Many union activists will tell you that the best organizer is a bad boss. In other words, draconian anti-worker federal policies could motivate working people to organize and take action. In a joint 2024 article published by Jacobin, Blanc and Bohner pointed out that more workers formed unions under George W. Bush than during Barack Obama’s administration. This is likely because labor spent more on organizing in those years, they argued.
Fast-forward to 2025, and the Federal Unionist Network (FUN) has risen as an opposition force to Trump’s attack on federal workers. The network has garnered the support of all major federal unions, a notable achievement for a previously fractured segment of the labor movement.
The Best Defense Is a Good Offense
Workers’ interests have been ignored in US politics for a long time. As a recent report by Working Families Power exposed how “the working class is structurally underrepresented,” which is something labor unions could act on.

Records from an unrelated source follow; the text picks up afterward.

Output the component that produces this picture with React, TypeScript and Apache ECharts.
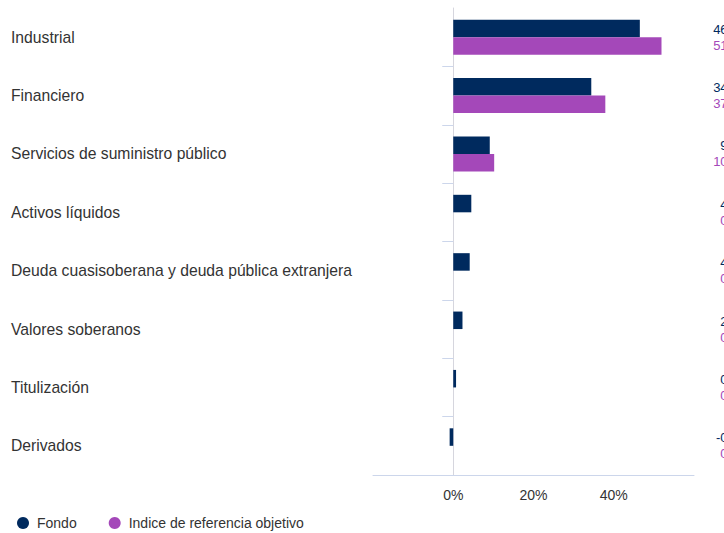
import React, { useEffect, useRef } from "react";
import * as echarts from "echarts";

const categories = [
  "Industrial",
  "Financiero",
  "Servicios de suministro público",
  "Activos líquidos",
  "Deuda cuasisoberana y deuda pública extranjera",
  "Valores soberanos",
  "Titulización",
  "Derivados",
];
const fondo = [46.5, 34.4, 9.1, 4.5, 4.1, 2.3, 0.7, -0.9];
const indice = [51.9, 37.9, 10.2, 0, 0, 0, 0, 0];
const xTicks = [-20, 0, 20, 40, 60];
const shownTicks = [0, 20, 40];

const NAVY = "#002a5e";
const PURPLE = "#a448b9";

export default function App() {
  const ref = useRef<HTMLDivElement>(null);
  useEffect(() => {
    if (!ref.current) return;
    const chart = echarts.init(ref.current, undefined, { renderer: "svg" });
    const fmt = (v: number) => v.toFixed(1) + "%";
    chart.setOption({
      animation: false,
      textStyle: { fontFamily: "Liberation Sans, Arial, sans-serif" },
      grid: {
        left: 373,
        right: 30,
        top: 8,
        bottom: 58,
        containLabel: false,
        outerBoundsMode: "none",
      },
      legend: {
        left: 12,
        top: 511,
        icon: "circle",
        itemWidth: 12,
        itemHeight: 12,
        itemGap: 32,
        textStyle: { fontSize: 14, color: "#333333", padding: [0, 0, 0, 3] },
        data: ["Fondo", "Indice de referencia objetivo"],
      },
      xAxis: {
        type: "value",
        min: xTicks[0],
        max: xTicks[xTicks.length - 1],
        interval: 20,
        axisLine: { show: true, lineStyle: { color: "#ccd6eb" } },
        axisTick: { show: false },
        splitLine: { show: false },
        axisLabel: {
          fontSize: 14,
          color: "#333333",
          margin: 13,
          formatter: (v: number) => (shownTicks.includes(v) ? v + "%" : ""),
        },
      },
      yAxis: [
        {
          type: "category",
          data: categories,
          inverse: true,
          axisLine: { show: true, lineStyle: { color: "#d6d6de" } },
          axisTick: {
            show: true,
            length: 11,
            lineStyle: { color: "#ccd6eb" },
            interval: (i: number) => i !== 0,
          },
          axisLabel: {
            align: "left",
            margin: 362,
            fontSize: 15.7,
            color: "#333333",
          },
        },
        {
          type: "category",
          data: categories,
          inverse: true,
          position: "right",
          axisLine: { show: false },
          axisTick: { show: false },
          axisLabel: {
            align: "right",
            margin: 56,
            formatter: (_v: string, i: number) =>
              `{a|${fmt(fondo[i])}}\n{b|${fmt(indice[i])}}`,
            rich: {
              a: { fontSize: 13, color: NAVY, lineHeight: 16, align: "right" },
              b: { fontSize: 13, color: PURPLE, lineHeight: 16, align: "right" },
            },
          },
        },
      ],
      series: [
        {
          name: "Fondo",
          type: "bar",
          data: fondo,
          itemStyle: { color: NAVY },
          barGap: "0%",
          barCategoryGap: "40%",
        },
        {
          name: "Indice de referencia objetivo",
          type: "bar",
          data: indice,
          itemStyle: { color: PURPLE },
          barGap: "0%",
          barCategoryGap: "40%",
        },
      ],
    });
    return () => chart.dispose();
  }, []);
  return (
    <div
      ref={ref}
      style={{ position: "absolute", left: 0, top: 0, width: 724, height: 533 }}
    />
  );
}
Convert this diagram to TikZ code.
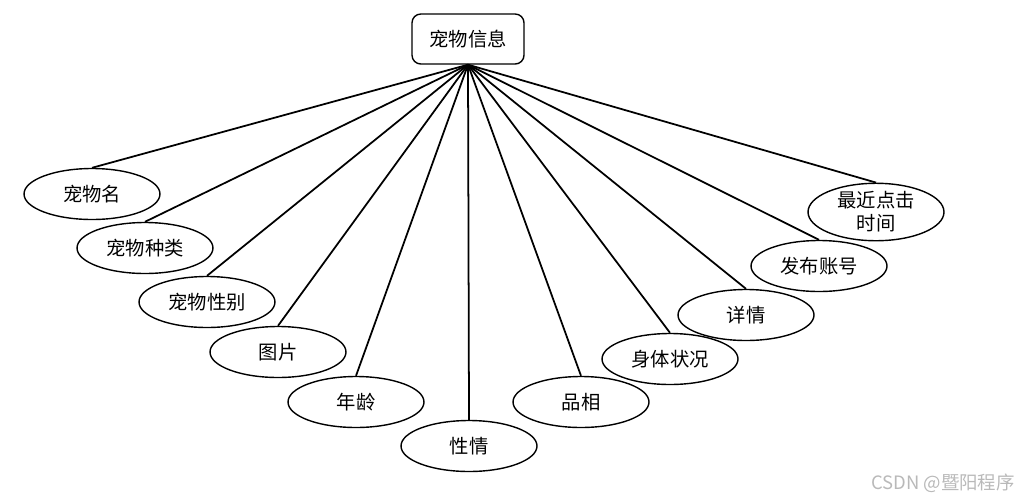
\documentclass[tikz,border=0pt]{standalone}
\usepackage{fontspec}
\setmainfont{Noto Sans CJK SC}
\usetikzlibrary{shapes.geometric}
\definecolor{watermark}{RGB}{185,185,185}

\tikzset{
  entity/.style={draw, line width=0.8pt, rounded corners=5pt, minimum width=2.24cm, minimum height=1cm, inner sep=0pt, font=\fontsize{11}{13}\selectfont},
  attrib/.style={draw, ellipse, line width=0.8pt, minimum width=2.72cm, minimum height=1.02cm, inner sep=0pt, align=center, font=\fontsize{11}{13}\selectfont},
  link/.style={line width=1pt}
}

\begin{document}
\begin{tikzpicture}[x=0.02cm, y=-0.02cm]
  \useasboundingbox (0,0) rectangle (1027,501);
  \node[entity] (pet)     at (468, 39) {宠物信息};
  \node[attrib] (petname) at ( 92,194) {宠物名};
  \node[attrib] (species) at (145,248) {宠物种类};
  \node[attrib] (gender)  at (207,302) {宠物性别};
  \node[attrib] (photo)   at (278,352) {图片};
  \node[attrib] (age)     at (356,402) {年龄};
  \node[attrib] (temper)  at (469,446) {性情};
  \node[attrib] (looks)   at (581,402) {品相};
  \node[attrib] (health)  at (670,359) {身体状况};
  \node[attrib] (detail)  at (746,315) {详情};
  \node[attrib] (account) at (819,266) {发布账号};
  \node[attrib] (lastclk) at (876,212) {最近点击\\时间};
  \foreach \a in {petname,species,gender,photo,age,temper,looks,health,detail,account,lastclk}
    \draw[link] (pet.south) -- (\a.north);
  \node[text=watermark, font=\fontsize{10.5}{12}\selectfont, anchor=east] (mark) at (1021,483) {CSDN @暨阳程序};
\end{tikzpicture}
\end{document}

Even given their historically low numbers, unions still have 14.3 million members, which is no small number. Indeed, that number is 1.5 million more people than the 12.8 million workers that the entire nonprofit sector employs.
Of course, it may feel easier to remain on the defensive, but as Hildy Gottlieb observed back in April, “Making yourself small is rarely a strong long-term strategy.” She was writing about nonprofits, but the same logic applies to the labor movement.
Unions must take bold, strategic action to organize workers and win strong contracts. That is what unions do.
Working people know they are worth more than their bosses give them, and they’re ready to organize to fight for their rights. They need a strong, fighting, and unified labor movement to help them do so.